Переходя, наконец, к § [е], мы видим, что при всей почти синонимичности сознания и мысли последняя выступает как философски более широкое понятие: "мысль мыслит только мысль (cittamatra)". Заметим опять же, это не постулат, а позиция. Ибо именно как постулат "только мысль" может быть (и была неоднократно за последние полторы тысячи лет) понята только неправильно. "Только мысль" совсем не означает, что ничего, кроме мысли, нет, – ибо не забывайте, что в буддизме нет ни "есть", ни "нет", а только "возникает" или "не возникает". Это означает только, что ничего, кроме мысли, мысль не мыслит. Что же тогда о том, что не мыслится или немыслимо (асintya)? – А ничего, ведь об этом и не говорится (в этой сутре, по крайней мере). Говорится только о том, что взаимообусловленно возникает, то есть опять же о мысли. А мое философское – назовем это так – объяснение является не более чем парафразой виджнянавадинской позиции.
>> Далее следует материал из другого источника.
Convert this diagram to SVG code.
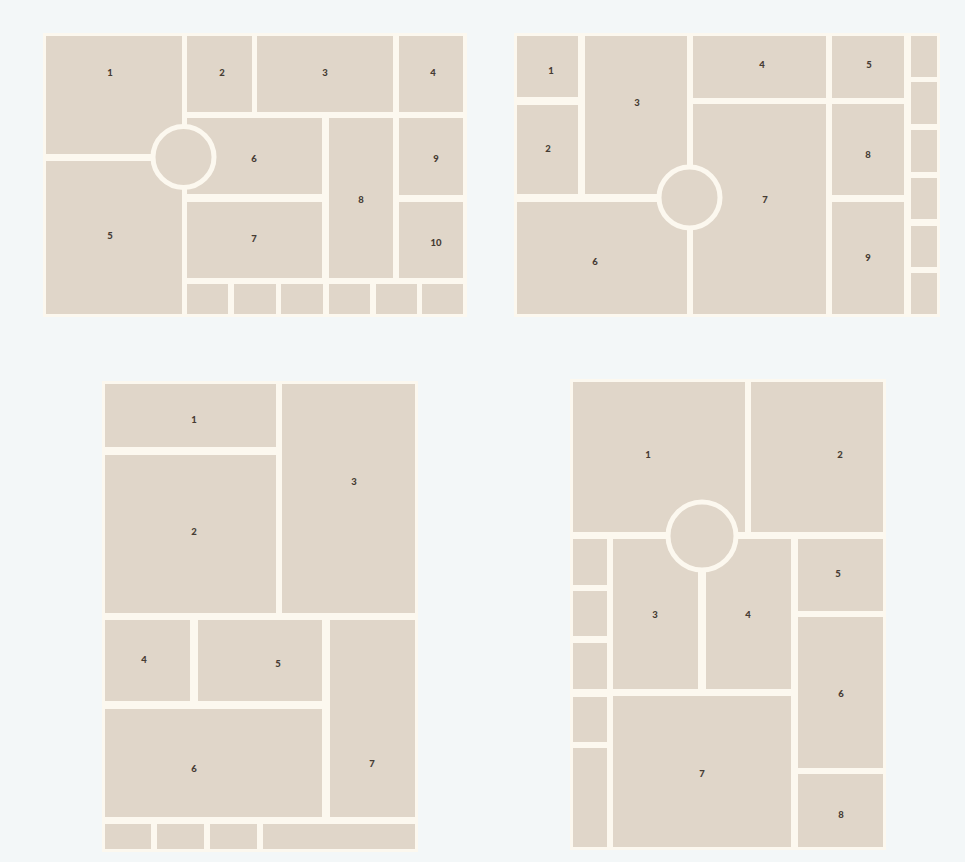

Позиция этого текста обычно оценивается историками философии и многими буддологами как крайняя. Это совершенно неверно. Скорее, мы имеем здесь дело с очень своеобразным (даже для буддийской философии) опытом систематизации материала учения о дхармах (abhidhanna), которое само остается более или менее тем же во всех основных школах буддийской философии и во все времена. Мысль и сознание остаются исходной точкой философствования в большинстве текстов, о чем бы в них ни шла речь. Подумайте, если вас спросят, что есть самое главное в буддизме, то вы, не колеблясь, ответите: ну, это Четыре Благородные Истины, это Будда, Совершенный Пробужденный, достигший освобождения от страдания и открывший людям Путь к Освобождению от Страдания, прежде всего через устранение неведения и т.д. Но спросим себя, а что такое страдание? – Повторяю, философски, страдание – это сознание. (Напоминаю, не наоборот – сказать, что сознание есть страдание, будет в этом смысле непростительной философской банальностью!) А неведение, ошибка, заблуждение? Тут надо быть очень осторожным с ответом. Да, конечно, и неведение, и ошибка, и заблуждения рассматриваются как состояния непробужденного (или, по крайней мере, йогически не культивированного) сознания. Но необходимо уточнить: а насчет чего будут эти неведения, ошибки и заблуждения? – Никак не насчет того, что на нашем философском языке называется "внешний мир". Потому что в буддийской философии мир не может быть ни внешним, ни внутренним – слов таких нет. Поэтому сказать, что для нее весь мир – это мираж, иллюзия, майя, будет такой же философской пошлостью, как сказать, что мир непознаваем (или, напротив, познаваем). Иллюзия, неведение, ошибка, это о мысли, которая различает внешнее и внутреннее, мыслящее и мыслимое и, может быть, самое главное – мысль и мыслящего. Последнего нет, ибо, как сказано в нашем последнем тексте, мысль и мыслимое – одно. Это мысль мыслит, только условно называясь "мыслящим". Мышление (сознание) и есть его (свой!) собственный субъект. Отсюда прямо следует невозможность философской антропологии (как, впрочем, и теологии) в буддийской философии.